MIKE RECOMMENDS: CORBETT vs. DEMPSEY

Corbett vs. Dempsey is a private art gallery specializing in mid-20th century American art, with an emphasis on Chicago painting and works on paper from 1940 to 1970. From their website:

“We represent a diverse group of artists and artist estates, with historical works drawn from various American modernist traditions, including figural expressionism, American scene, social realism, surrealism, magic realism, the Chicago imagist groups, and myriad middle-American approaches to abstraction. Corbett vs. Dempsey also works with contemporary artists who connect, in one way or another, with these lineages. We pledge no specific stylistic allegiances, but instead choose to support and pursue that art which moves us. We love the American modernist traditions and their kin, but are also enthusiastic about Fluxus and the expanded arts scenes of the ’60s in the U.S., Europe, Japan, South America and elsewhere, and will carry art and artifacts of this movement when available. And we are always on the lookout for unusual objects, be they artistic, industrial, musical or “other.” As a special area of concern, we’re fascinated by those intersections between the visual arts and music – places where the arts cross paths, as they do often in modernist painting and jazz, for instance.”


Currently CvsD is showing “Peter Brötzmann Wood & Water: Works on Paper”, which runs until March 27, 2010. This is the gallery’s second solo exhibition of artwork by Peter Brötzmann, who is perhaps best known as a musician, but has been consistently making and occasionally exhibiting visual art in Europe and America since 1959. In 2007, CvsD mounted the first major survey of Brötzmann’s artwork in the United States, a show that focused heavily on his large paintings and constructions. Now, two years later, Wood & Water features his recent small-scale work on paper, including woodcut prints and watercolors.

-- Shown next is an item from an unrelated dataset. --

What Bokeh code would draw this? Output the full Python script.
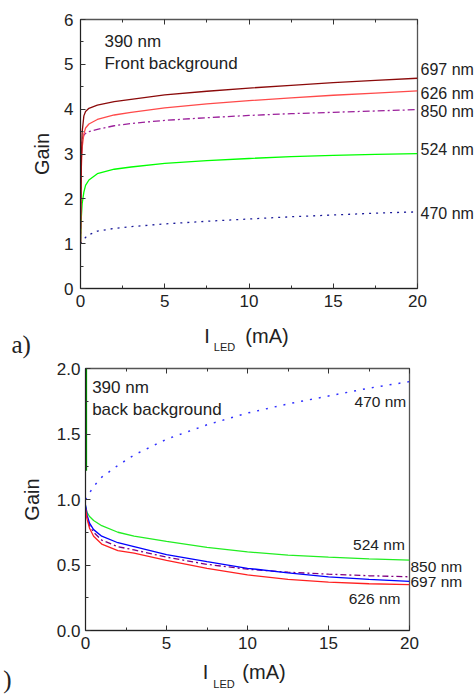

Also part of this exhibition (in what CvsD calls “The East Wing” of the gallery), is work by Chicago artist Harold Haydon. In 1936, age 27, Haydon set out to make an illuminated version of Fyodor Dostoevsky’s 1866 classic Crime & Punishment. His notion was to create ink drawings for the novel that would overlay the text on each page, illustrating the action, for instance, as Raskolnikov kills Alena or as he confesses to Sonya. The process began with rough sketches for a total of 10 sample pages. These were refined over several generations, then the final version was transferred to a typeset page, sitting right over the scene that to which the image referred. For some reason, Haydon’s illustrated Crime & Punishment was never brought to fruition. We are left with this very suggestive selection of ten finished proof pages, presented with some of the artist’s initial sketches and a page of font calligraphy.